How Jeans Led To The Start Of Butch Cassidy’s Life Of Crime
Robert LeRoy Parker, better known as Butch Cassidy, is one of the most infamous outlaws of the Wild West, immortalized by the 1969 classic film “Butch Cassidy and the Sundance Kid.” But the man who would go on to rob banks and trains, capture headlines, and mysteriously disappear in South America had humble beginnings as an outlaw who stole a pair of jeans — and he might not even have meant to (via Utah.com).
Parker was born in Beaver, Utah, to Mormon parents, and as a teenager, worked as a ranch hand around the state. When working at Hay Springs, the future outlaw let himself into a closed clothing shop and helped himself to a new pair of jeans. He left a note saying he would later pay what he owed, but the shopkeeper was less than impressed with Parker’s idea of commerce. When Parker’s dad lost the family ranch, young “Roy” — as he was called — turned to a rancher named Mike Cassidy for support, later inspiring the name that he would really make his mark with: Butch Cassidy.
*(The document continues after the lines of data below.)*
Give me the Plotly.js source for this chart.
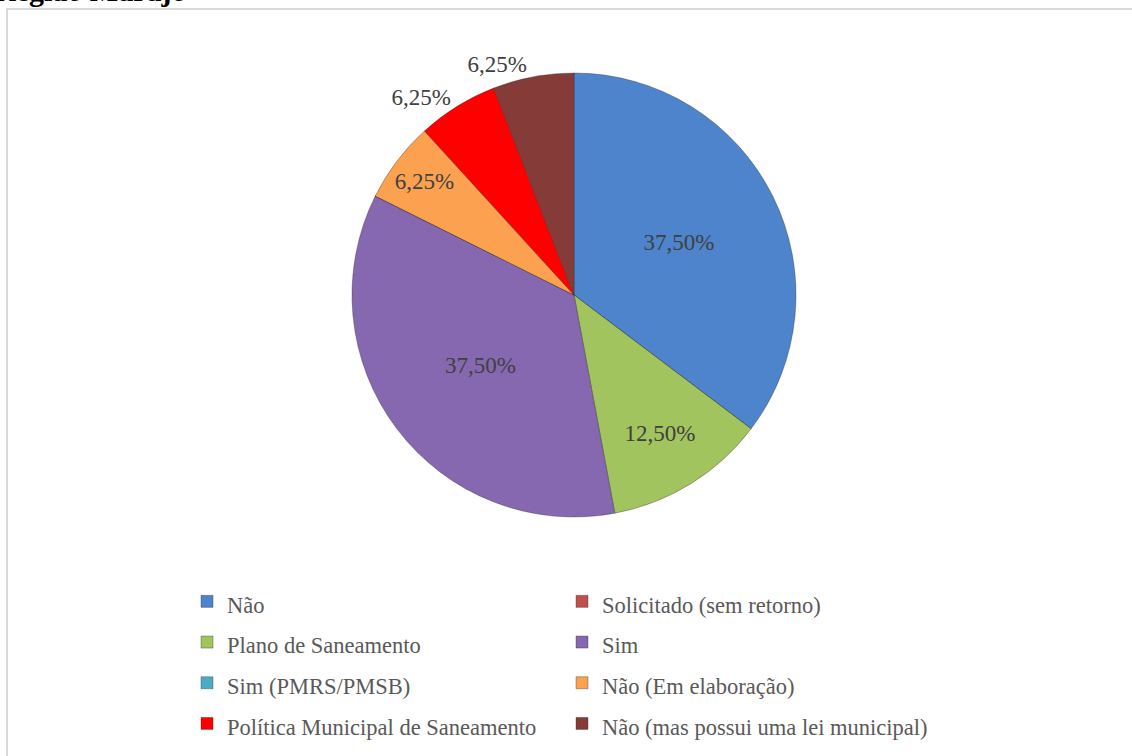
<!DOCTYPE html>
<html>
<head>
<meta charset="utf-8">
<script src="https://cdn.plot.ly/plotly-3.0.1.min.js"></script>
<style>html,body{margin:0;padding:0;background:#fff;}#chart{width:1132px;height:756px;}</style>
</head>
<body>
<div id="chart"></div>
<script>
const categories = ['Não', 'Solicitado (sem retorno)', 'Plano de Saneamento', 'Sim', 'Sim (PMRS/PMSB)', 'Não (Em elaboração)', 'Política Municipal de Saneamento', 'Não (mas possui uma lei municipal)'];
const shares = [0.375, 0, 0.125, 0.375, 0, 0.0625, 0.0625, 0.0625];
const sliceColors = ['#4d84cc', '#c0504d', '#a2c45e', '#8668b0', '#4bacc6', '#fba150', '#fe0000', '#853c39'];
const labelPlacement = ['inside', 'none', 'inside', 'inside', 'none', 'inside', 'outside', 'outside'];
const chartTitle = 'Região Marajó';

const W = 1132, H = 756, MR = 60;
const PW = W - MR;
const cx = 574, cy = 295, R = 222;
const serif = '"Liberation Serif", "Times New Roman", Times, serif';

const legendLabels = categories.map(c => '<span style="font-size:22.5px">' + c + '</span>');

const trace = {
  type: 'pie',
  labels: legendLabels,
  values: shares,
  sort: false,
  direction: 'clockwise',
  rotation: 0,
  marker: {colors: sliceColors, line: {color: 'rgba(40,40,40,0.35)', width: 1}},
  texttemplate: '%{value:.2%}',
  textposition: labelPlacement,
  insidetextorientation: 'horizontal',
  textfont: {family: serif, size: 23, color: '#404040'},
  insidetextfont: {family: serif, size: 23, color: '#404040'},
  outsidetextfont: {family: serif, size: 23, color: '#404040'},
  hoverinfo: 'label+percent',
  domain: {x: [(cx - R) / PW, (cx + R) / PW], y: [1 - (cy + R) / H, 1 - (cy - R) / H]}
};

const layout = {
  width: W, height: H,
  margin: {l: 0, r: MR, t: 0, b: 0},
  paper_bgcolor: '#ffffff',
  separators: ',.',
  showlegend: true,
  legend: {
    orientation: 'h',
    x: 187 / PW, xanchor: 'left',
    y: 1 - 576 / H, yanchor: 'top',
    entrywidth: 330,
    itemwidth: 30,
    font: {family: serif, size: 29, color: '#595959'},
    bgcolor: 'rgba(0,0,0,0)'
  },
  shapes: [{
    type: 'rect', xref: 'paper', yref: 'paper',
    x0: 7 / PW, x1: 1.2, y0: -0.05, y1: 1 - 9 / H,
    line: {color: '#d9d9d9', width: 2}, fillcolor: 'rgba(0,0,0,0)'
  }],
  annotations: [{
    text: '<b>' + chartTitle + '</b>', xref: 'paper', yref: 'paper',
    x: 188 / PW, xanchor: 'right', y: 1 - 9 / H, yanchor: 'bottom',
    showarrow: false, font: {family: serif, size: 30, color: '#000000'}
  }]
};

Plotly.newPlot('chart', [trace], layout, {displayModeBar: false, staticPlot: true});
</script>
</body>
</html>
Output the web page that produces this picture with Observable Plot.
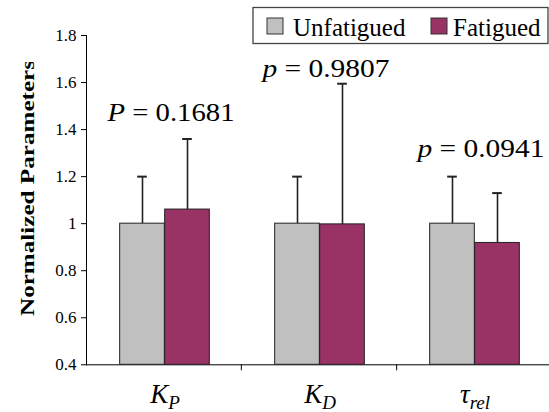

The jeans incident shaped his world view
Butch Cassidy’s involvement with the stolen jeans did more than just alert local authorities to another teenage thief. According to Mental Floss, the outlaw’s frontier childhood raised him on the importance of a man’s word. It’s not a stretch to think that he genuinely believed his IOU would be respected or that he really did plan to pay the shopkeeper back for the pants.
The shopkeeper did press charges, but Cassidy was acquitted. Still, the experience left a bad taste in his mouth. Per Larry Pointer’s “In Search of Butch Cassidy,” he had been led to believe that something like an IOU was to be taken as a sincere promise, and the distrust of the shopkeeper and brush with authorities gave the future outlaw feelings of confusion, humiliation, and injustice. It’s probably too big of a leap to say he never would have become an outlaw had the IOU have been respected, but that fateful pair of jeans certainly had an effect on his psyche right before he went on his decade-long crime spree.